* **WHAT YOU HAVE TO DO**: It is required that the lines from the top of the listing through the line with "plt.rcParams['axes.unicode_minus'] = False" be reproduced exactly, excluding pictures.

* **DATA SECTION**:
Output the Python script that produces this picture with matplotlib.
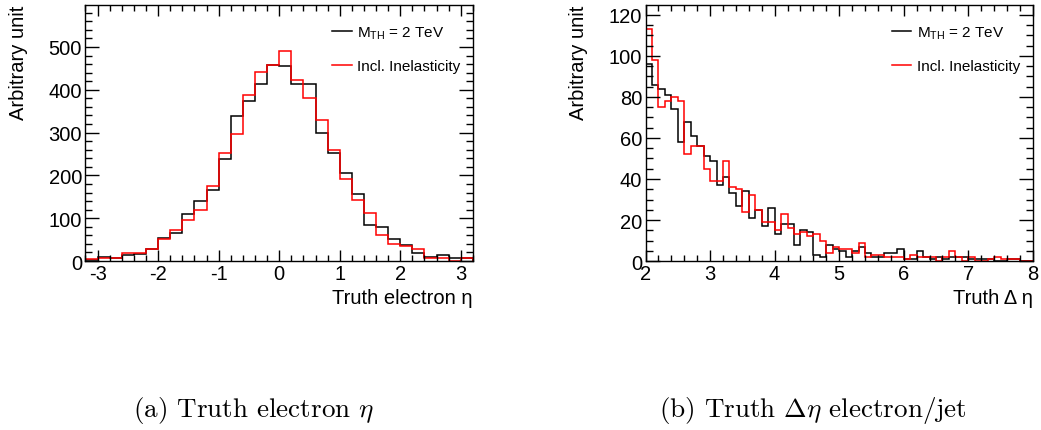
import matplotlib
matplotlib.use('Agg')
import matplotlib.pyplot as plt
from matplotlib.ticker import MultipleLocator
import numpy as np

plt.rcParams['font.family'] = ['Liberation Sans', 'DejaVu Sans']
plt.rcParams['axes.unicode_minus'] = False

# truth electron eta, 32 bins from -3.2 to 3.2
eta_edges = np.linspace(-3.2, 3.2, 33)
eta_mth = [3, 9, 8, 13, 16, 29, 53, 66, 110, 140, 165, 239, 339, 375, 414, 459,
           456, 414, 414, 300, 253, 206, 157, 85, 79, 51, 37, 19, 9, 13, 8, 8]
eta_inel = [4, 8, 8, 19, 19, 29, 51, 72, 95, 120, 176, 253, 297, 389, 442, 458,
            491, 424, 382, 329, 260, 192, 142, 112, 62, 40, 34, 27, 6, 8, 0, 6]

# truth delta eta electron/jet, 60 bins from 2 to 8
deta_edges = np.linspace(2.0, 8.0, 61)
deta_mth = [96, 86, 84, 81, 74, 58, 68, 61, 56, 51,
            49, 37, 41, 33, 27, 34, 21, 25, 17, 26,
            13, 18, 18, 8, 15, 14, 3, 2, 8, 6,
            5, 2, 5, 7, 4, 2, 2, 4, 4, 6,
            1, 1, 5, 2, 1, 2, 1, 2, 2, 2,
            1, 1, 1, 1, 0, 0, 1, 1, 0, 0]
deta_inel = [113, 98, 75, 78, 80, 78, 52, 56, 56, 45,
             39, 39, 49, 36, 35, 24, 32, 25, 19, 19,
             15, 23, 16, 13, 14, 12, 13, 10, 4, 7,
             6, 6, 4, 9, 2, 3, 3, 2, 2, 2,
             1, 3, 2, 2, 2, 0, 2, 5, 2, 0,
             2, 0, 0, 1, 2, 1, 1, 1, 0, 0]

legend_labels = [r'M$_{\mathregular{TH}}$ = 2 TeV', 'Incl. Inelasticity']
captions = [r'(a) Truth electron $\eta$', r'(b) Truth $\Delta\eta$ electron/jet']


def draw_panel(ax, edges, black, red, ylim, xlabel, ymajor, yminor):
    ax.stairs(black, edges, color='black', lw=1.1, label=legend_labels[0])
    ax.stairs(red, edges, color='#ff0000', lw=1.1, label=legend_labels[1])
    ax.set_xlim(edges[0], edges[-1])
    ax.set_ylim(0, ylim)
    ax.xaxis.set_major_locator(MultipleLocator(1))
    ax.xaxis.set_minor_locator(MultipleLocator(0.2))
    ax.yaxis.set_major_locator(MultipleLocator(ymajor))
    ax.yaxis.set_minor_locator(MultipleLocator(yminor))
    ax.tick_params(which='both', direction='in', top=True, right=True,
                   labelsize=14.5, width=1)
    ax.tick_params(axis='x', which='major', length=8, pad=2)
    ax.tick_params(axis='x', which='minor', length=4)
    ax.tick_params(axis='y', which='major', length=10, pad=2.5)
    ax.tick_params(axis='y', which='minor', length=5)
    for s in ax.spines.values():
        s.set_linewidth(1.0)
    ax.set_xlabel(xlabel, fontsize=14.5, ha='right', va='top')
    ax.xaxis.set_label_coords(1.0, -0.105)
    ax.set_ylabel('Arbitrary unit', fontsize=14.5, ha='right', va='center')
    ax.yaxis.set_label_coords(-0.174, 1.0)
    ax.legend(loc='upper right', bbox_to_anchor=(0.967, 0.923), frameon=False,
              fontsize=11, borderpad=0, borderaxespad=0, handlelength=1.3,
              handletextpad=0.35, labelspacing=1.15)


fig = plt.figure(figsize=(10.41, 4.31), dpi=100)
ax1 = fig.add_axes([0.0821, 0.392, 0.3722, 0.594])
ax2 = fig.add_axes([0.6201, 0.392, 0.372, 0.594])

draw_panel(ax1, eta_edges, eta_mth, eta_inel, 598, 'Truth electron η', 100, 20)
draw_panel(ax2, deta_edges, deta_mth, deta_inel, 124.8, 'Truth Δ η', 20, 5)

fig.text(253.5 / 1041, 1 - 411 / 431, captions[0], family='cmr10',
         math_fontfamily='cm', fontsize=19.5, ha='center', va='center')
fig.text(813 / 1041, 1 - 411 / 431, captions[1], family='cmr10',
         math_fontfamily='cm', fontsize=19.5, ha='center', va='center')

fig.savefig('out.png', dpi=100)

* **WRITTEN RESPONSE**:
Output the Python script that produces this picture with matplotlib.
import matplotlib
matplotlib.use('Agg')
import matplotlib.pyplot as plt
from matplotlib.ticker import MultipleLocator
import numpy as np

plt.rcParams['font.family'] = ['Liberation Sans', 'DejaVu Sans']
plt.rcParams['axes.unicode_minus'] = False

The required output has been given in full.